Nel sottosuolo di Scanzano dovrebbe essere scavata una caverna della superficie di un ettaro, alta
venti metri, in un giacimento di sale che si trova fra due strati di argilla: in via di principio
se esiste un giacimento di sale, sostanza molto solubile in acqua, significa che esso dovrebbe
offrire garanzia di isolamento dalle acque e dalla vita. Ma non è necessariamente così. I progetti di
deposito permanente di scorie radioattive previsti per Yucca Mountain nel Nevada, negli Stati
uniti (una caverna da scavare in un giacimento di rocce vulcaniche), e di Gorleben, in Germania (una
caverna da scavare in un giacimento di sale), sono stati sottoposti per anni a lunghe inchieste
pubbliche che li hanno bocciati. Nessuna informazione e controllo della popolazione è stato fatto per
la decisione del cimitero radioattivo di Scanzano.

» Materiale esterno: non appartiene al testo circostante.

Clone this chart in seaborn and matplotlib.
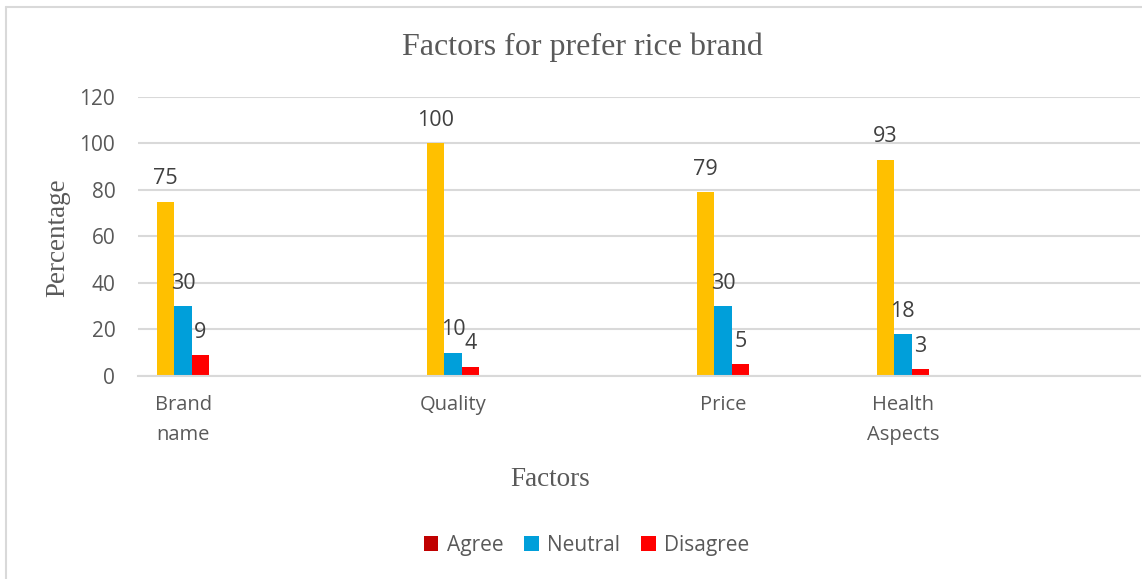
import matplotlib
matplotlib.use("Agg")
import matplotlib.pyplot as plt
from matplotlib.patches import Patch
from matplotlib.lines import Line2D
import seaborn as sns
import pandas as pd

# Category slots along the x axis (blank slots keep the uneven spacing)
slots = ["Brand name", " ", "  ", "Quality", "   ", "    ", "Price", "     ",
         "Health Aspects", "      ", "       "]
slot_labels = ["Brand\nname", "", "", "Quality", "", "", "Price", "",
               "Health\nAspects", "", ""]

factors = ["Brand name", "Quality", "Price", "Health Aspects"]
agree = [75, 100, 79, 93]
neutral = [30, 10, 30, 18]
disagree = [9, 4, 5, 3]
responses = ["Agree", "Neutral", "Disagree"]
y_ticks = [0, 20, 40, 60, 80, 100, 120]

bar_colors = {"Agree": "#FFC000", "Neutral": "#009FDA", "Disagree": "#FF0000"}
legend_colors = {"Agree": "#C00000", "Neutral": "#009FDA", "Disagree": "#FF0000"}
text_color = "#595959"
grid_color = "#D9D9D9"

rows = []
for f, a, n, d in zip(factors, agree, neutral, disagree):
    rows += [(f, "Agree", a), (f, "Neutral", n), (f, "Disagree", d)]
df = pd.DataFrame(rows, columns=["Factor", "Response", "Value"])

sns.set_theme(style="white")
plt.rcParams["font.family"] = ["Open Sans", "DejaVu Sans"]

fig = plt.figure(figsize=(11.42, 5.79), dpi=100)
ax = fig.add_axes([0.121, 0.3506, 0.877, 0.4819])

sns.barplot(data=df, x="Factor", y="Value", hue="Response", order=slots,
            hue_order=responses, palette=bar_colors, width=0.58, gap=0,
            linewidth=0, saturation=1, ax=ax, legend=False)

# Value labels above each bar
for container in ax.containers:
    ax.bar_label(container, fmt="%g", padding=9, fontsize=15.5, color="#404040")

ax.set_ylim(0, 120)
ax.set_xlim(-0.5, -0.5 + 1002 / 90)
ax.set_yticks(y_ticks)
ax.set_yticklabels([str(t) for t in y_ticks], fontsize=15, color=text_color)
ax.set_xticks(range(len(slots)))
ax.set_xticklabels(slot_labels, fontsize=14.5, color=text_color,
                   linespacing=1.65, va="top")
ax.tick_params(axis="both", length=0)
ax.tick_params(axis="x", pad=14)
ax.tick_params(axis="y", pad=16.5)

ax.yaxis.grid(True, color=grid_color, linewidth=1.5)
ax.set_axisbelow(True)
for side in ["top", "right", "left"]:
    ax.spines[side].set_visible(False)
ax.spines["bottom"].set_color(grid_color)
ax.spines["bottom"].set_linewidth(1.5)

ax.set_xlabel("")
ax.set_ylabel("")
fig.text(0.4816, 0.171, "Factors", ha="center", va="center",
         family="Liberation Serif", fontsize=19.5, color=text_color)
fig.text(0.051, 0.589, "Percentage", ha="center", va="center", rotation=90,
         family="Liberation Serif", fontsize=19.5, color=text_color)
fig.text(0.5096, 0.919, "Factors for prefer rice brand", ha="center",
         va="center", family="Liberation Serif", fontsize=23, color=text_color)

handles = [Patch(facecolor=legend_colors[r], edgecolor="none", label=r)
           for r in responses]
fig.legend(handles=handles, loc="center", bbox_to_anchor=(0.5136, 0.0587),
           ncol=3, frameon=False, fontsize=15, handlelength=0.7,
           handleheight=0.7, handletextpad=0.4, columnspacing=1.0,
           labelcolor=text_color)

# Chart area frame (top and left edges)
fig.add_artist(Line2D([6 / 1142, 1.0], [1 - 7 / 579, 1 - 7 / 579],
                      transform=fig.transFigure, color=grid_color, linewidth=1.5))
fig.add_artist(Line2D([6 / 1142, 6 / 1142], [0.0, 1 - 7 / 579],
                      transform=fig.transFigure, color=grid_color, linewidth=1.5))

fig.savefig("out.png", dpi=100)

Credo che la gente di Basilicata, ma, direi, tutti gli italiani debbano chiedere con fermezza che
non venga mossa neanche una scavatrice, neanche una matita, senza una vasta e dettagliata
informazione della popolazione su quello che sta per arrivare, sul dissesto territoriale provocato da un
cantiere che deve scavare una enorme caverna a ottocento metri di profondità, sulla movimentazione
di centinaia di migliaia di tonnellate di materiale radioattivo, senza un accurato confronto su
quello che è stato messo in evidenza nelle inchieste su Yucca Mountain e su Gorleben. E’ necessario
per evitare altri errori e dolori e costi futuri --- e per ricuperare democrazia. E si vedrà anche
che del deposito di Scanzano non è proprio il caso di parlare.